Unfortunately, many HPC programs require tightly coupled parallelism to perform well, and this is not easy to achieve with virtualization. It can be done, but it will take time; the HPC market is smaller that the compute server, desktop or embedded computing markets, thus investment in virtualization will not have as strong a commercial return, and thus will likely be largely done by the research organizations themselves. When virtualization achieves better adoption in the HPC market, it will save money for vendors of commercial software vendors of HPC programs, as they will only need to test there programs in a virtual machine, not in a large number of operating systems and versions – I believe this reason will encourage virtual machines into the early adopter camp, at least for commercial HPC software. “Grand Challenge” supercomputer systems, by there nature, stretch their underlying technologies to the breaking point, so I believe migration to the early adopter phase will be slower for these Top500 machines.
So why do I find supercomputing the most interesting class of computing? Because there we push the envelop of IT technology, we scale the pieces of IT until they break, we fix them, scale it some more until something else breaks, we fix that and scale it some more. We build these machines to simulate problems too costly or too dangerous to perform in the real world. We build computational models of cars and crash them without ever building a prototype, the result being lighter, safer cars that are designed in a shorter interval. We build computational models of weather systems, which allow us to predict the weather in the future to a certain probability of accuracy; as the machine gets bigger, as the granularity of the models get finer and as the algorithms improve, so do the predictions. The mapping of the human genome has enabled a whole new field of science – computational drug discovery; algorithms pour over huge databases of chemical structures looking for pattern matches with human DNA – this has the potential to cut the drug discovery interval in half, and is opening the door to the possibility of designer drugs tuned to our individual DNA. Susan Baldwin, executive director of Compute Canada spoke to the ORION summit on HPC; she presented the analogy, “If Google is the search engine of the present, then HPC is a search engine for the future”. Supercomputers are being built to solve “grand challenge” science problems where the only method experimentation is numerical modeling and simulation. Supercomputers will be used to make new discoveries and solve more complex riddles.

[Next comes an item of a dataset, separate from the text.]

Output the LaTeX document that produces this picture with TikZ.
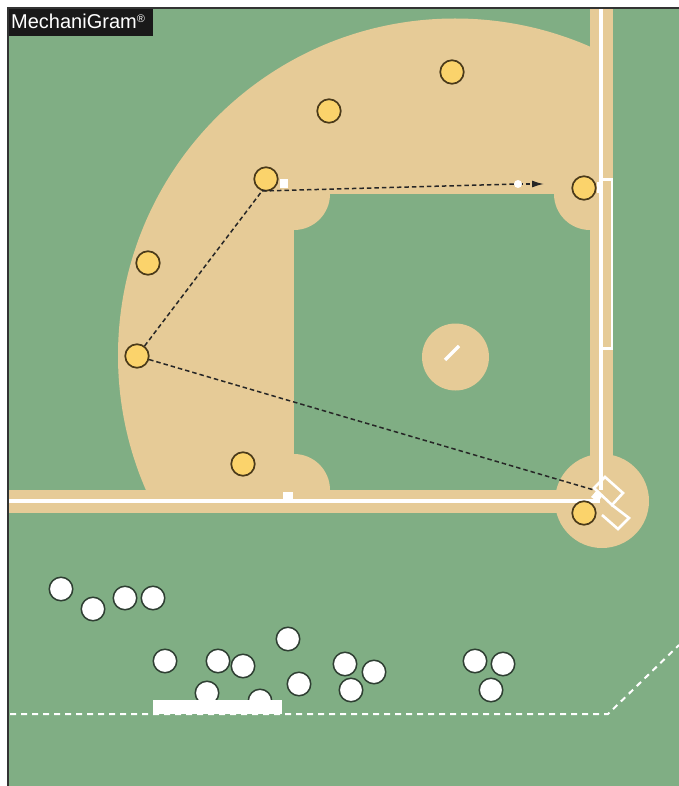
\documentclass[tikz,border=0pt]{standalone}
\usepackage{fontspec}
\setmainfont{Liberation Sans}
\usetikzlibrary{arrows.meta}
\definecolor{turf}{HTML}{80AE84}
\definecolor{dirt}{HTML}{E6CB97}
\definecolor{gold}{HTML}{FBD36B}
\definecolor{rim}{HTML}{4A3A1A}
\definecolor{rimg}{HTML}{2F3F33}
\tikzset{
 player/.style={circle,draw=rim,line width=1.7pt,fill=gold,minimum size=23.5pt,inner sep=0pt},
 ball/.style={circle,draw=rimg,line width=1.5pt,fill=white,minimum size=23.5pt,inner sep=0pt},
 chalk/.style={draw=white,line width=3.2pt},
 thinchalk/.style={draw=white,line width=2.6pt},
 pathline/.style={draw=black!85,line width=1.5pt,dash pattern=on 4.5pt off 3pt},
 base/.style={fill=white}
}
\begin{document}
\begin{tikzpicture}[x=1pt,y=-1pt]
\useasboundingbox (0,0) rectangle (679,786);
\fill[white] (0,0) rectangle (679,786);
\fill[turf] (8,8) rectangle (679,786);
% outfield dirt
\begin{scope}
\clip (8,8) rectangle (590,490);
\fill[dirt] (455,355.5) circle[radius=337];
\end{scope}
% infield grass
\fill[turf] (294,194) rectangle (590,490);
\begin{scope}
\clip (294,194) rectangle (590,490);
\fill[dirt] (294,194) circle[radius=36];
\fill[dirt] (590,194) circle[radius=36];
\fill[dirt] (294,490) circle[radius=36];
\end{scope}
% base paths
\fill[dirt] (8,490) rectangle (600,513);
\fill[dirt] (590,8) rectangle (613,500);
\fill[dirt] (602,501) circle[radius=47];
\fill[dirt] (455.5,357) circle[radius=33.5];
\draw[chalk] (445,360) -- (459,346);
% chalk lines
\draw[chalk] (8,501) -- (600,501);
\draw[chalk] (601,8) -- (601,490);
\draw[thinchalk] (601,179.5) -- (612,179.5) -- (612,348.5) -- (601,348.5);
% batter's boxes
\draw[thinchalk] (605,477) -- (623,493) -- (612,505) -- (594,488) -- cycle;
\draw[thinchalk] (612,505) -- (629,518) -- (618,529) -- (602,515);
% bases
\fill[base] (597,182) rectangle (603,193);
\fill[base] (283,492) rectangle (293,502);
\fill[base] (280,179) rectangle (288,188);
\fill[base] (597,490) -- (603,495) -- (598,502) -- (591,497) -- cycle;
% bench players (partly hidden by the white bar)
\foreach \n/\x/\y in {b1/61/589,b2/93/609,b3/125/598,b4/153/598,b5/165/661,b6/218/661,b7/243/666,b8/288/639,b9/299/684,b10/207/693,b11/260/701,b12/345/664,b13/374/672,b14/351/690,b15/475/661,b16/503/664,b17/491/690}
  \node[ball] (\n) at (\x,\y) {};
\fill[white] (153,700) rectangle (282,714);
\draw[draw=white,line width=2pt,dash pattern=on 6pt off 5pt] (10,714) -- (608,714) -- (679,645);
% fielders
\node[player] (p1) at (452,72) {};
\node[player] (p2) at (329,111) {};
\node[player] (p3) at (266,179) {};
\node[player] (p4) at (584,188) {};
\node[player] (p5) at (148,263) {};
\node[player] (p6) at (137,356) {};
\node[player] (p7) at (243,464) {};
\node[player] (p8) at (584,513) {};
% ball paths
\coordinate (turn) at (262,191);
\coordinate (homept) at (594,490);
\coordinate (tip) at (544,184);
\coordinate (dot) at (518,184);
\draw[pathline] (p6) -- (turn);
\draw[pathline] (turn) -- (dot);
\draw[pathline] (p6) -- (homept);
\draw[pathline,-{Latex[length=12pt,width=7pt]}] (dot) -- (tip);
\node[circle,fill=white,minimum size=8pt,inner sep=0pt] (ballpt) at (dot) {};
% logo and frame
\fill[black!90] (8,8) rectangle (153,36);
\node[text=white,font=\fontsize{20}{22}\selectfont,anchor=base west,inner sep=0pt] (logo) at (11,29) {MechaniGram\raisebox{6pt}{\fontsize{11}{11}\selectfont®}};
\draw[black!80,line width=1.4pt] (8,786) -- (8,8) -- (679,8);
\end{tikzpicture}
\end{document}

Now I get on my soap box. Canada is falling behind in the use of IT technology and it is well documented that as a result, there is a growing competitive lag with the US and other advanced nations. Canada’s top supercomputer is on 22nd on the most recent Top500 list. Unless a new larger machine is brought online in the next few weeks, that position will drop with the next list in June. Yes, the US economy is 10x the Canadian economy, so it is not surprising that they are above us on the list, but they have 12 machines on the list above us, and their top machine is 10x bigger – we’re way behind. Even more interesting is the other nations above us on the list: Switzerland, UK, China, Saudi Arabia, Korea, Germany and Russia. You can download the list as a spreadsheet and calculate total capacity in the top500 ranked systems by country, and it doesn’t position Canada any better. Canada needs to build more supercomputers. We need to build a petaFLOP machine.